Students learn how to get ahead in advertising

Click to follow
The Independent Online

Students are being given the chance to earn some extra cash by renting out their foreheads for advertising.

Students are being given the chance to earn some extra cash by renting out their foreheads for advertising.

The scheme is set to get under way with a group of students in Manchester, which will see them stick a large logo on their foreheads.

Dreamt up by Cunning Stunts, the advertising agency responsible for projecting the image of Gail Porter on to the House of Parliament, students will be paid for the time they spend out and about, when the logos are in public view.

Students will be paid the minimum wage for the estimated four hours a day that they are out in public. Two of the agency's clients, FHM, the men's magazine, and CNX, a pay-TV channel, have agreed to go ahead and it is in negotiation with a major global advertiser.

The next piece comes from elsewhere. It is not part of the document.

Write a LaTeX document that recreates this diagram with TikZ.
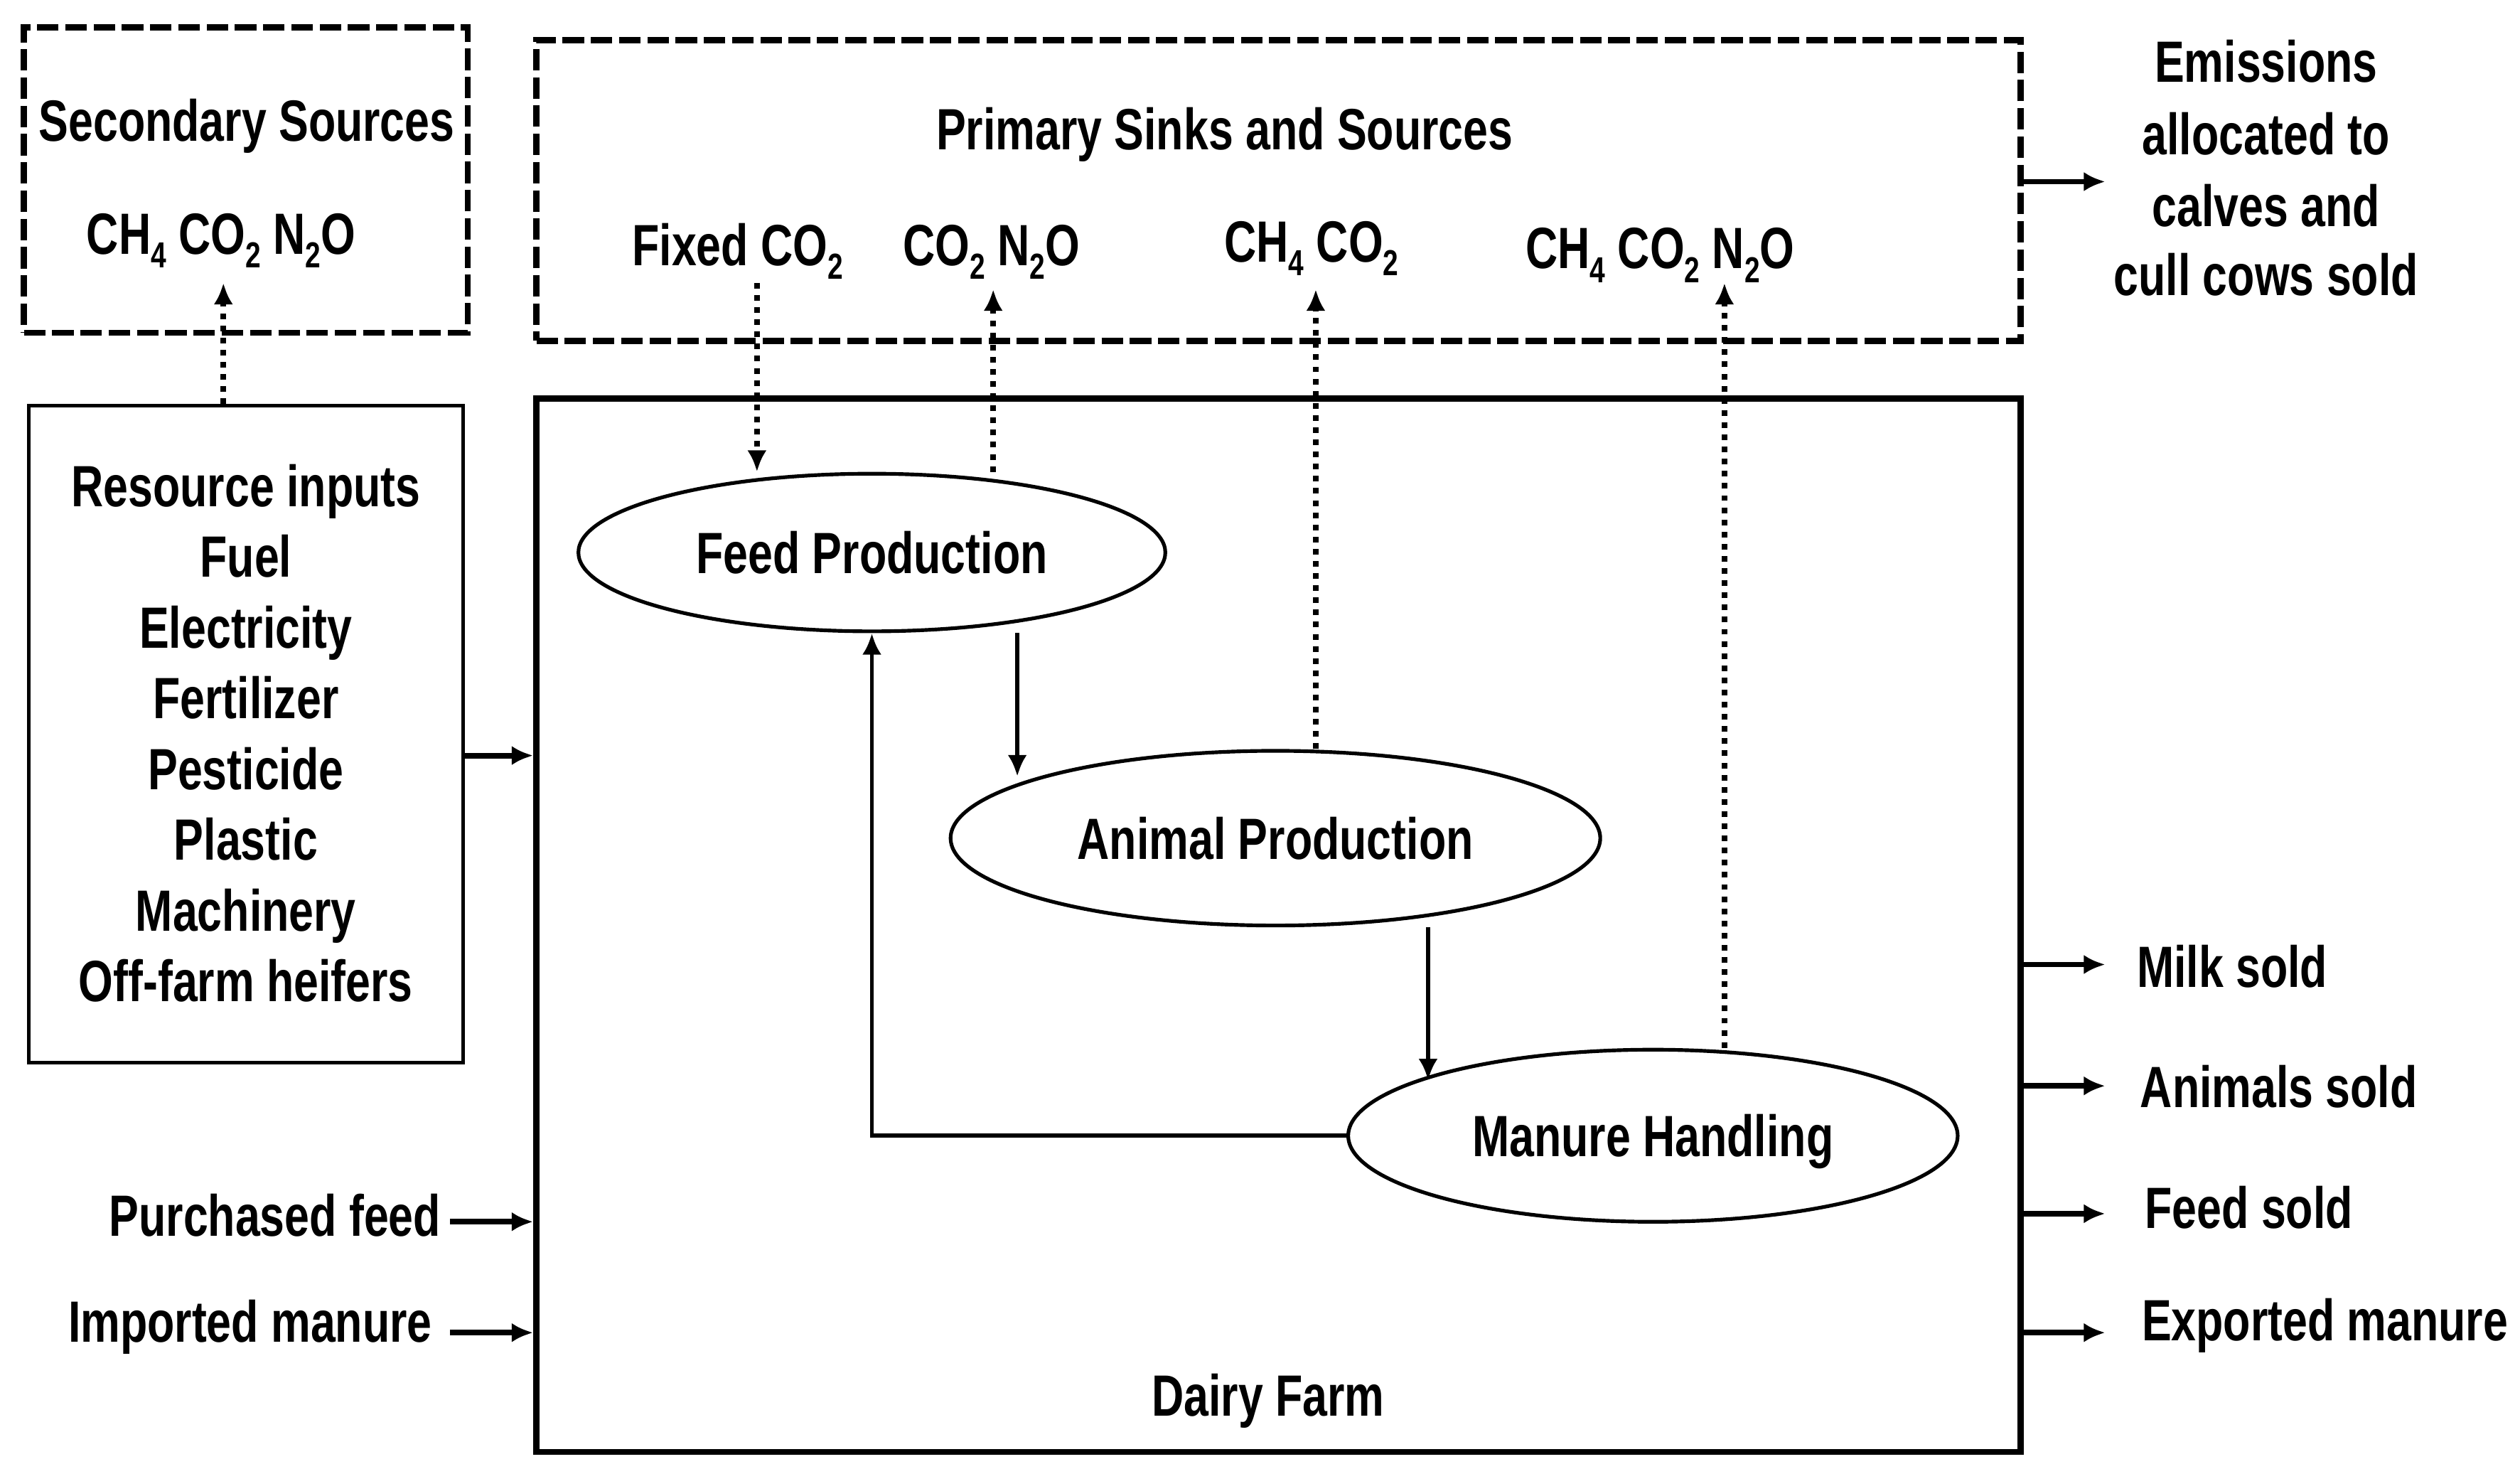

Rufus Curnow, a 22-year-old maths student at the University of Manchester Institute of Science and Technology, was one of the first to sign up for the scheme. "Student debt is getting ridiculous. In my final year I have no time to get a part-time job," he said. I think there are also a lot of lazy students who would look at this as a way of earning £100 a week for doing nothing."

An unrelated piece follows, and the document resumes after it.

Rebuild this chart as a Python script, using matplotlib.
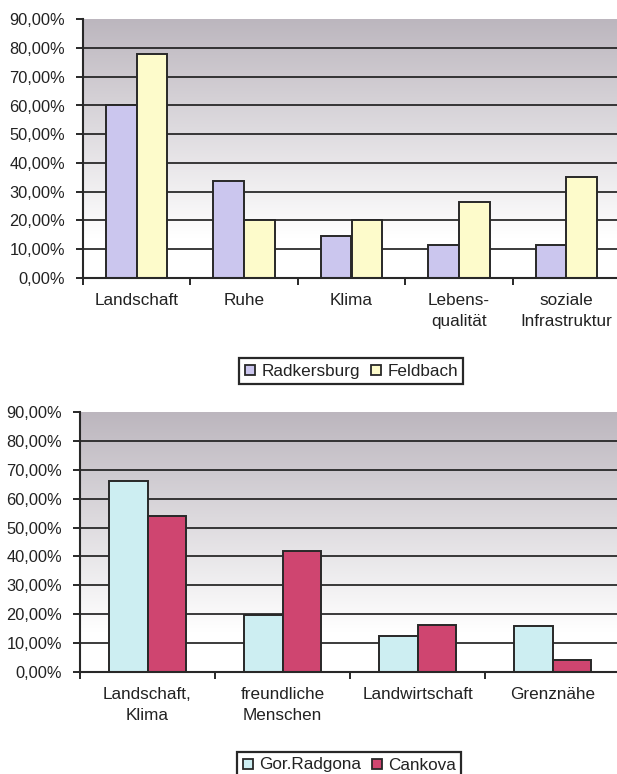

Cunning Stunts said it would only work in universities where the authorities and local students' union agree to the scheme. Oxford and Leeds have both cleared the scheme.

The logos are colour transfers that last a week. The agency is also looking into vegetable dyes and, if this advertising medium takes off, it could put facilities at campuses where students can go to get their logos "topped up" every day. Cunning Stunts is initially looking to sign up a thousand students nationwide.

Anna Carloss, the managing director of Cunning Stunts, said: "The papers were full of stories about student debt and we have a lot of new graduates here. This got us thinking and came up with this idea. It doesn't interfere with studies."

Cunning Stunts said it had no plans to extend the scheme to other parts of the body.